Friday, November 09, 2007
Stymied is my middle name
Seeing what Marie, Rayna and Dijanne have been up to is driving me nuts! There is a huge pile of PFD fabric, a big bag of soywax and a dozen new tubs of mx dyes waiting for me in the studio and whatever scraps of free time I have, I seem to only be able to accomplish SLEEP. Before any of that I have a deep need to tiptoe up on the current WIP and do things to it while it's not looking. It's a monumental piece as much in scale as in meaning for me and I'm worried about screwing it up but the vision calls for a little more. My baby sister Patty was here just overnight and I had 72 hours of anxiety over the fact that I perceive her as a disciple of Martha Stewart .Her daughter Kim says she walks around with a sponge in her hand and a glazed expression on her face. In my house I (half) joke that I had better do some domestic engineering before the Board of Health starts nailing notices to the door. Of course she was a gracious guest and we enjoyed the first all-Georgia family sit down dinner in longer than I can remember. Pat was here representing Wildlife Artists, Inc. on a sales call to the Georgia Aquarium toting with her a huge duffle bag full of the most adorable collection of stuffed creatures you could imagine. Some folks get all the fun! When she's not pushing plush she's a kickboxer!
Sunday, November 04, 2007
A Day in the Country
Here we are set up (before there was any light to see by) for a day of a little marketing and a lot of people watching at the Bostwick, GA Cotton Gin festival. Optimistic as ever, I didn't think about wearing a jacket and spent the better part of the day looking for a patch of sun to stand in.
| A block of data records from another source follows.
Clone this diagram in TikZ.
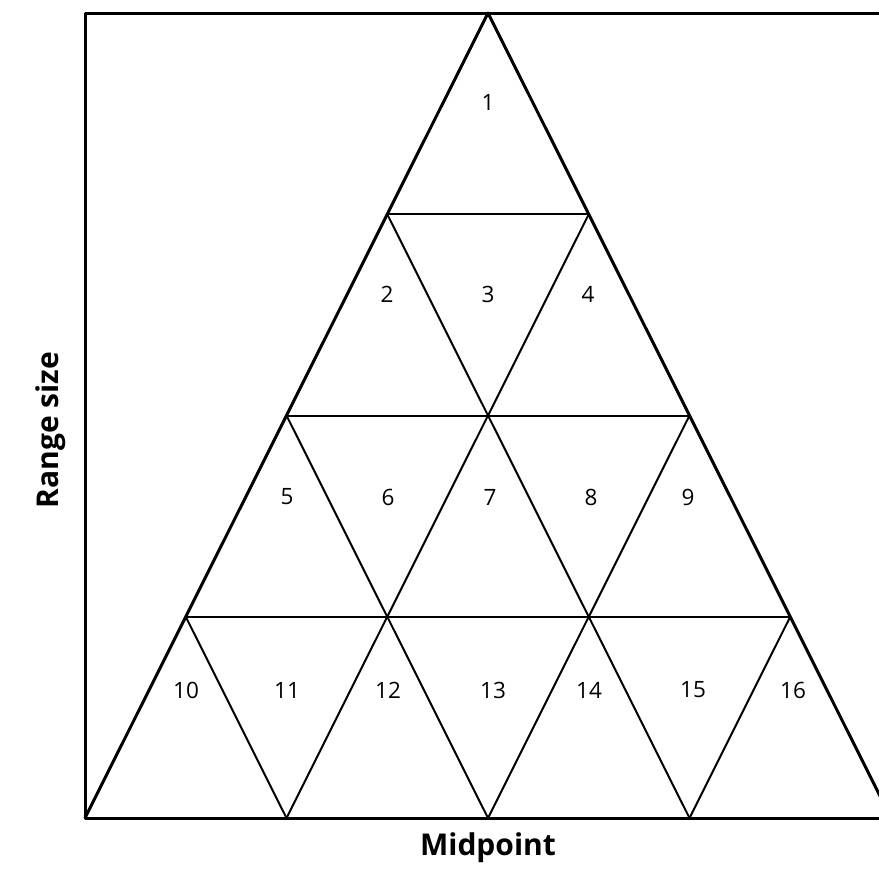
\documentclass[tikz,border=0pt]{standalone}
\usepackage{fontspec}
\setmainfont{Open Sans}
\usetikzlibrary{calc}

\tikzset{
  frame/.style={line width=3pt, line cap=round, line join=round},
  cell/.style={line width=2pt, line cap=round},
  cellnum/.style={font=\fontsize{22.5}{27}\selectfont},
  axislabel/.style={font=\fontsize{30}{36}\selectfont\bfseries}
}

\begin{document}
\begin{tikzpicture}[x=1pt, y=-1pt]
\useasboundingbox (0,0) rectangle (879,871);

% Corners of the triangle
\coordinate (A) at (488,13);
\coordinate (B) at (85,818);
\coordinate (C) at (891,818);

% Frame (open on the right)
\draw[frame] (900,13) -- (85,13) -- (B) -- (900,818);

% Inner grid lines
\foreach \k in {1,2,3} {
  \draw[cell] ($(A)!\k/4!(B)$) -- ($(A)!\k/4!(C)$);
  \draw[cell] ($(B)!\k/4!(C)$) -- ($(B)!\k/4!(A)$);
  \draw[cell] ($(B)!\k/4!(C)$) -- ($(C)!{(4-\k)/4}!(A)$);
}

% Outer triangle
\draw[frame] (B) -- (A) -- (C);

% Cell numbers
\foreach \n/\x/\y in {1/488/102,
    2/387/294, 3/488/294, 4/588/294,
    5/287/497, 6/388/497, 7/490/497, 8/591/497, 9/688/497,
    10/186/690, 11/287/690, 12/388/690, 13/493/690, 14/589/690, 15/693/690, 16/793/690}
  \node[cellnum] (n\n) at (\x,\y) {\n};

% Axis labels
\node[axislabel] (xlab) at (488,848) {Midpoint};
\node[axislabel, rotate=90] (ylab) at (51,430) {Range size};

\end{tikzpicture}
\end{document}
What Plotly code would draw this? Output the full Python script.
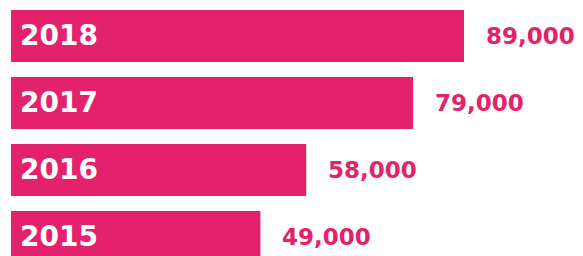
import plotly.graph_objects as go

years = ["2015", "2016", "2017", "2018"]
values = [49000, 58000, 79000, 89000]
value_labels = ["49,000", "58,000", "79,000", "89,000"]

PINK = "#E4226C"

fig = go.Figure()
fig.add_trace(go.Bar(
    y=years, x=values, orientation="h",
    marker=dict(color=PINK, line=dict(width=0)),
    hoverinfo="skip",
))

annotations = []
for i, (yr, v, lab) in enumerate(zip(years, values, value_labels)):
    annotations.append(dict(
        x=0, y=i, xref="x", yref="y", text=yr, showarrow=False,
        xanchor="left", yanchor="middle", xshift=7,
        font=dict(family="DejaVu Sans", size=28, color="white", weight="bold"),
    ))
    annotations.append(dict(
        x=v, y=i, xref="x", yref="y", text=lab, showarrow=False,
        xanchor="left", yanchor="middle", xshift=20,
        font=dict(family="DejaVu Sans", size=23, color=PINK, weight="bold"),
    ))

fig.update_layout(
    width=583, height=256,
    margin=dict(l=0, r=0, t=0, b=0),
    paper_bgcolor="white", plot_bgcolor="white",
    showlegend=False, bargap=0.224,
    annotations=annotations,
    xaxis=dict(range=[-2161, 112380], visible=False, showgrid=False, zeroline=False),
    yaxis=dict(type="category", range=[-0.284, 3.537], visible=False, showgrid=False,
               categoryorder="array", categoryarray=years),
)

fig.write_html(
    "out.html",
    config={"displayModeBar": False, "staticPlot": True},
    post_script="document.body.style.margin='0';document.body.style.overflow='hidden';",
)
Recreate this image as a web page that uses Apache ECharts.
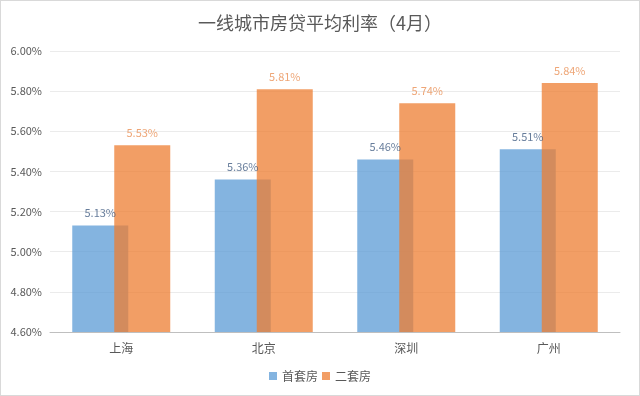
<!DOCTYPE html>
<html>
<head>
<meta charset="utf-8">
<script src="https://cdn.jsdelivr.net/npm/echarts@6/dist/echarts.min.js"></script>
<style>
html,body{margin:0;padding:0;background:#fff;}
#c{width:638px;height:394px;border:1px solid #d9d9d9;}
</style>
</head>
<body>
<div id="c"></div>
<script>
const categories = ['上海', '北京', '深圳', '广州'];
const firstHome = [5.13, 5.36, 5.46, 5.51];
const secondHome = [5.53, 5.81, 5.74, 5.84];
const seriesNames = ['首套房', '二套房'];
const yMin = 4.6, yMax = 6.0, yStep = 0.2;

const chart = echarts.init(document.getElementById('c'));
const font = '"Microsoft YaHei","Noto Sans CJK SC",sans-serif';
chart.setOption({
  animation: false,
  title: {
    text: '一线城市房贷平均利率（4月）',
    left: 'center', top: 8,
    textStyle: { color: '#595959', fontSize: 18, fontWeight: 'normal', fontFamily: font }
  },
  legend: {
    data: seriesNames, bottom: 8, itemWidth: 8, itemHeight: 8, itemGap: 4,
    icon: 'rect',
    textStyle: { color: '#595959', fontSize: 12, fontFamily: font }
  },
  grid: { left: 49, right: 19, top: 50, bottom: 63 },
  xAxis: {
    type: 'category', data: categories,
    axisLine: { lineStyle: { color: '#bfbfbf', width: 1 } },
    axisTick: { show: false },
    axisLabel: { color: '#595959', fontSize: 12, fontFamily: font, margin: 10 }
  },
  yAxis: {
    type: 'value', min: yMin, max: yMax, interval: yStep,
    axisLine: { show: false }, axisTick: { show: false },
    splitLine: { lineStyle: { color: '#ebebeb' } },
    axisLabel: { color: '#595959', fontSize: 11, fontFamily: font, margin: 8,
      formatter: v => v.toFixed(2) + '%' }
  },
  series: [
    {
      name: seriesNames[0], type: 'bar', data: firstHome,
      barWidth: 56, barGap: '-25%',
      itemStyle: { color: '#5b9bd5', opacity: 0.75 },
      label: { show: true, position: 'top', distance: 7, color: '#34517a', fontSize: 11,
        fontFamily: font, formatter: p => p.value.toFixed(2) + '%' }
    },
    {
      name: seriesNames[1], type: 'bar', data: secondHome,
      barWidth: 56, barGap: '-25%',
      itemStyle: { color: '#ed7d31', opacity: 0.75 },
      label: { show: true, position: 'top', distance: 7, color: '#e8884a', fontSize: 11,
        fontFamily: font, formatter: p => p.value.toFixed(2) + '%' }
    }
  ]
});
</script>
</body>
</html>
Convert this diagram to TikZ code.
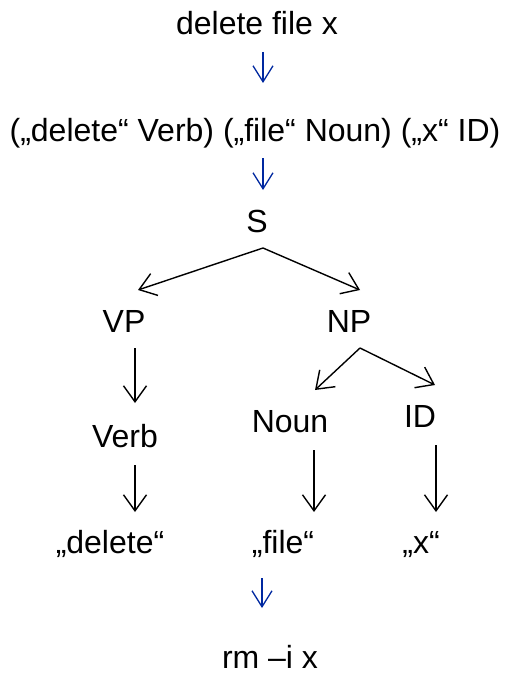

The "porto-Public" facilities were atrocious so I just didn't consume any liquid for most of the day. When I say this place is out in the country I mean COUNTY. But just because we are in Georgia, don't think "redneck". This town and it's people are steeped in the culture of an American farming community and it was just plain nice to see hardworking people having the only good time for 50 miles around and none it having anything to do with what passes for contemporary cultural past times. A few ladies who might have had a nodding acquaintance with needlework paused by one of my quilts and then fell back clutching their hearts over the high price tag I had on it. "Honey, are these real diamonds sewn on here?" one remarked smartly. "Just WHY is this one so expensive?". My answer seemed to satisfy them- "I just really don't want to sell it". The day started with a parade down main street that consisted of countless John Deere tractors, most of them vintage, and a few old school hotrods. The parade ended up in field just adjacent to the pecan grove where we vendors had our tents pitched. A good time was had by all.
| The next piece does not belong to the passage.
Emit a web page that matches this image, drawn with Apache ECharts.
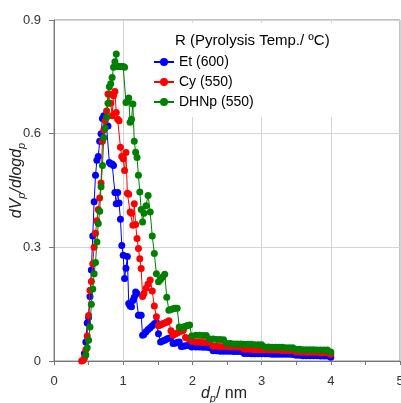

Thursday, November 01, 2007
As ever, my yard full of ghosts did a good job keeping the less hardy trick-or-treaters at bay. Tied to the ends of the tree branches, these are particularly effective when there is a breeze and I stand behind one of the trees and moan menacingly. One adorable baby giraffe made up for a squad of surly zombies and a parade of Paris Hilton wannabes. What were their parents thinking? I feel like posting a sign on the walk "NO ONE OVER THE AGE OF 10 PAST THIS POINT!" I am going to have to open an wholesale used candy store.